Exercise aim: Carry none of the pictures over; write out the complete data exactly.

Raw data:
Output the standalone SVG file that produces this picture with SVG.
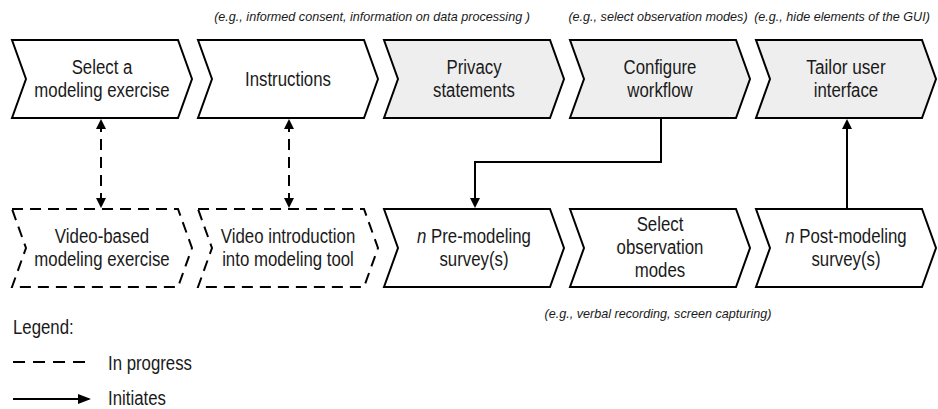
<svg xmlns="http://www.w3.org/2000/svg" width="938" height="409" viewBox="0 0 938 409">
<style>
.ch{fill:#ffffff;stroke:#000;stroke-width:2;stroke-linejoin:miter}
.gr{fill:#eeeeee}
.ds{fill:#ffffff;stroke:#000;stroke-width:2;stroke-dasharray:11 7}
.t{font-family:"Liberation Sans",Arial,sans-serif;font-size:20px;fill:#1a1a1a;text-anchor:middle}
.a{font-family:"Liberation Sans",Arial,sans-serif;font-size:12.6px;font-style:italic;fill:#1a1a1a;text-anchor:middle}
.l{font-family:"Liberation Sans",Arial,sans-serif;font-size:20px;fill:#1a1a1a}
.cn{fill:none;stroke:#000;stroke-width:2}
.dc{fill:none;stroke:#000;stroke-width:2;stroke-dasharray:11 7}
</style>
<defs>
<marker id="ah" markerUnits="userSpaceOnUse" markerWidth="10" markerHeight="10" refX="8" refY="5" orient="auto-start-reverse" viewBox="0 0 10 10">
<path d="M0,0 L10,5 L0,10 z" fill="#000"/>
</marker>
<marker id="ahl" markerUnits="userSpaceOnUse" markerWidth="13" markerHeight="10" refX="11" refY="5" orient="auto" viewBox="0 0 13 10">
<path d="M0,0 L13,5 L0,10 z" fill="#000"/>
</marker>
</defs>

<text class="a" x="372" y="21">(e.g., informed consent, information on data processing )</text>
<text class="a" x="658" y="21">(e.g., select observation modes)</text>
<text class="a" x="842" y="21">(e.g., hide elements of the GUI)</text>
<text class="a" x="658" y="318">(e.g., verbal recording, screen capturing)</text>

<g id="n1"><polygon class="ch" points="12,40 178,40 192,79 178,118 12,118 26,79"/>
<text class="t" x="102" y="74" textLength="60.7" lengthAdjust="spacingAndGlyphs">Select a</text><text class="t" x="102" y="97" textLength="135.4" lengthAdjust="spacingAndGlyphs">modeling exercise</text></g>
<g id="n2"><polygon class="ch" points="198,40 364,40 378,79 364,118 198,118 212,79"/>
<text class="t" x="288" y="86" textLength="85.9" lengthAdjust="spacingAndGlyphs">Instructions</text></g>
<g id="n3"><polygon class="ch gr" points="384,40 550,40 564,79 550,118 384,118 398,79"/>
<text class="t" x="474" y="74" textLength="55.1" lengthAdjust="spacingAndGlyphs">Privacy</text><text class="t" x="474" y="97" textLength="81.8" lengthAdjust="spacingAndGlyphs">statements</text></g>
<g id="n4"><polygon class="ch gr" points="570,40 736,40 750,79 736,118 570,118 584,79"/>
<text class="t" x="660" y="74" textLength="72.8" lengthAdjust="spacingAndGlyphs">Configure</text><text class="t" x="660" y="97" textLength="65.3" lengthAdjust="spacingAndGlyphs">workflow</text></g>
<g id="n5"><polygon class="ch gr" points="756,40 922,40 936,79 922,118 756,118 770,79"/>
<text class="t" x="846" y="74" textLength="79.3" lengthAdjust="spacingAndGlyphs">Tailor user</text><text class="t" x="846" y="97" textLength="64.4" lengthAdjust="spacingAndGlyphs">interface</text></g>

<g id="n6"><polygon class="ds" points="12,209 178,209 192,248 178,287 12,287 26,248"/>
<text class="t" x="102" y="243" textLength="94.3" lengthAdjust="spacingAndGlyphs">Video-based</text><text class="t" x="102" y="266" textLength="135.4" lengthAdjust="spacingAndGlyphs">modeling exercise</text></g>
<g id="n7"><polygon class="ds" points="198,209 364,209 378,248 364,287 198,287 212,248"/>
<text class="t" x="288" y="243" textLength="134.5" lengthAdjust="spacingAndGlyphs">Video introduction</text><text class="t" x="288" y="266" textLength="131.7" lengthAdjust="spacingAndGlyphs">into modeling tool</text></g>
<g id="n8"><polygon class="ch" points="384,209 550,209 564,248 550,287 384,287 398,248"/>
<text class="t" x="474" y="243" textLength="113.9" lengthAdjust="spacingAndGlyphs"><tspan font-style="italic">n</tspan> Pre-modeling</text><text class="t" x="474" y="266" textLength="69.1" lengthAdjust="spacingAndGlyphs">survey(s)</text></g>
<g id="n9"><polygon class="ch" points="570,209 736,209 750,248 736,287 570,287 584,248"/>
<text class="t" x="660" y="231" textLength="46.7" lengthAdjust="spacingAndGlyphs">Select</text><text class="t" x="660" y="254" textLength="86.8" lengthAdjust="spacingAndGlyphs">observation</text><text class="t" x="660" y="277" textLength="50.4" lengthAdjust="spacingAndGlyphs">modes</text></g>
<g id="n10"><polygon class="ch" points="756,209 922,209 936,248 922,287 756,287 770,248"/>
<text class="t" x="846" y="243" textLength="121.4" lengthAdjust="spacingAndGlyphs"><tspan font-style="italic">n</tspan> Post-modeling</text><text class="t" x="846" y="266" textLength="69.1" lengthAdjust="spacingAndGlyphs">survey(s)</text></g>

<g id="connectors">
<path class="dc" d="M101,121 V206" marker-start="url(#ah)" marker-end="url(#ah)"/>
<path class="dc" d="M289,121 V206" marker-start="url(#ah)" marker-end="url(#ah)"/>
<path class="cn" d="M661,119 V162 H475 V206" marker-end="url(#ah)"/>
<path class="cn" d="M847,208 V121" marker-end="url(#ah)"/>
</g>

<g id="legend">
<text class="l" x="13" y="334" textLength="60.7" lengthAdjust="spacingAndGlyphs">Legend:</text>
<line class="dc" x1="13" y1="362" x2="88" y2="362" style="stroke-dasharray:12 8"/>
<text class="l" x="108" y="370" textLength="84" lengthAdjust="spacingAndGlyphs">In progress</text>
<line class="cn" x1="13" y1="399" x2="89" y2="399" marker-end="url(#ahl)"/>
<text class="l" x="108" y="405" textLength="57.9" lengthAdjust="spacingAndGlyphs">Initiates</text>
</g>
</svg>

Finished answer:
Output the standalone SVG file that produces this picture with SVG.
<svg xmlns="http://www.w3.org/2000/svg" width="938" height="409" viewBox="0 0 938 409">
<style>
.ch{fill:#ffffff;stroke:#000;stroke-width:2;stroke-linejoin:miter}
.gr{fill:#eeeeee}
.ds{fill:#ffffff;stroke:#000;stroke-width:2;stroke-dasharray:11 7}
.t{font-family:"Liberation Sans",Arial,sans-serif;font-size:20px;fill:#1a1a1a;text-anchor:middle}
.a{font-family:"Liberation Sans",Arial,sans-serif;font-size:12.6px;font-style:italic;fill:#1a1a1a;text-anchor:middle}
.l{font-family:"Liberation Sans",Arial,sans-serif;font-size:20px;fill:#1a1a1a}
.cn{fill:none;stroke:#000;stroke-width:2}
.dc{fill:none;stroke:#000;stroke-width:2;stroke-dasharray:11 7}
</style>
<defs>
<marker id="ah" markerUnits="userSpaceOnUse" markerWidth="10" markerHeight="10" refX="8" refY="5" orient="auto-start-reverse" viewBox="0 0 10 10">
<path d="M0,0 L10,5 L0,10 z" fill="#000"/>
</marker>
<marker id="ahl" markerUnits="userSpaceOnUse" markerWidth="13" markerHeight="10" refX="11" refY="5" orient="auto" viewBox="0 0 13 10">
<path d="M0,0 L13,5 L0,10 z" fill="#000"/>
</marker>
</defs>

<text class="a" x="372" y="21">(e.g., informed consent, information on data processing )</text>
<text class="a" x="658" y="21">(e.g., select observation modes)</text>
<text class="a" x="842" y="21">(e.g., hide elements of the GUI)</text>
<text class="a" x="658" y="318">(e.g., verbal recording, screen capturing)</text>

<g id="n1"><polygon class="ch" points="12,40 178,40 192,79 178,118 12,118 26,79"/>
<text class="t" x="102" y="74" textLength="60.7" lengthAdjust="spacingAndGlyphs">Select a</text><text class="t" x="102" y="97" textLength="135.4" lengthAdjust="spacingAndGlyphs">modeling exercise</text></g>
<g id="n2"><polygon class="ch" points="198,40 364,40 378,79 364,118 198,118 212,79"/>
<text class="t" x="288" y="86" textLength="85.9" lengthAdjust="spacingAndGlyphs">Instructions</text></g>
<g id="n3"><polygon class="ch gr" points="384,40 550,40 564,79 550,118 384,118 398,79"/>
<text class="t" x="474" y="74" textLength="55.1" lengthAdjust="spacingAndGlyphs">Privacy</text><text class="t" x="474" y="97" textLength="81.8" lengthAdjust="spacingAndGlyphs">statements</text></g>
<g id="n4"><polygon class="ch gr" points="570,40 736,40 750,79 736,118 570,118 584,79"/>
<text class="t" x="660" y="74" textLength="72.8" lengthAdjust="spacingAndGlyphs">Configure</text><text class="t" x="660" y="97" textLength="65.3" lengthAdjust="spacingAndGlyphs">workflow</text></g>
<g id="n5"><polygon class="ch gr" points="756,40 922,40 936,79 922,118 756,118 770,79"/>
<text class="t" x="846" y="74" textLength="79.3" lengthAdjust="spacingAndGlyphs">Tailor user</text><text class="t" x="846" y="97" textLength="64.4" lengthAdjust="spacingAndGlyphs">interface</text></g>

<g id="n6"><polygon class="ds" points="12,209 178,209 192,248 178,287 12,287 26,248"/>
<text class="t" x="102" y="243" textLength="94.3" lengthAdjust="spacingAndGlyphs">Video-based</text><text class="t" x="102" y="266" textLength="135.4" lengthAdjust="spacingAndGlyphs">modeling exercise</text></g>
<g id="n7"><polygon class="ds" points="198,209 364,209 378,248 364,287 198,287 212,248"/>
<text class="t" x="288" y="243" textLength="134.5" lengthAdjust="spacingAndGlyphs">Video introduction</text><text class="t" x="288" y="266" textLength="131.7" lengthAdjust="spacingAndGlyphs">into modeling tool</text></g>
<g id="n8"><polygon class="ch" points="384,209 550,209 564,248 550,287 384,287 398,248"/>
<text class="t" x="474" y="243" textLength="113.9" lengthAdjust="spacingAndGlyphs"><tspan font-style="italic">n</tspan> Pre-modeling</text><text class="t" x="474" y="266" textLength="69.1" lengthAdjust="spacingAndGlyphs">survey(s)</text></g>
<g id="n9"><polygon class="ch" points="570,209 736,209 750,248 736,287 570,287 584,248"/>
<text class="t" x="660" y="231" textLength="46.7" lengthAdjust="spacingAndGlyphs">Select</text><text class="t" x="660" y="254" textLength="86.8" lengthAdjust="spacingAndGlyphs">observation</text><text class="t" x="660" y="277" textLength="50.4" lengthAdjust="spacingAndGlyphs">modes</text></g>
<g id="n10"><polygon class="ch" points="756,209 922,209 936,248 922,287 756,287 770,248"/>
<text class="t" x="846" y="243" textLength="121.4" lengthAdjust="spacingAndGlyphs"><tspan font-style="italic">n</tspan> Post-modeling</text><text class="t" x="846" y="266" textLength="69.1" lengthAdjust="spacingAndGlyphs">survey(s)</text></g>

<g id="connectors">
<path class="dc" d="M101,121 V206" marker-start="url(#ah)" marker-end="url(#ah)"/>
<path class="dc" d="M289,121 V206" marker-start="url(#ah)" marker-end="url(#ah)"/>
<path class="cn" d="M661,119 V162 H475 V206" marker-end="url(#ah)"/>
<path class="cn" d="M847,208 V121" marker-end="url(#ah)"/>
</g>

<g id="legend">
<text class="l" x="13" y="334" textLength="60.7" lengthAdjust="spacingAndGlyphs">Legend:</text>
<line class="dc" x1="13" y1="362" x2="88" y2="362" style="stroke-dasharray:12 8"/>
<text class="l" x="108" y="370" textLength="84" lengthAdjust="spacingAndGlyphs">In progress</text>
<line class="cn" x1="13" y1="399" x2="89" y2="399" marker-end="url(#ahl)"/>
<text class="l" x="108" y="405" textLength="57.9" lengthAdjust="spacingAndGlyphs">Initiates</text>
</g>
</svg>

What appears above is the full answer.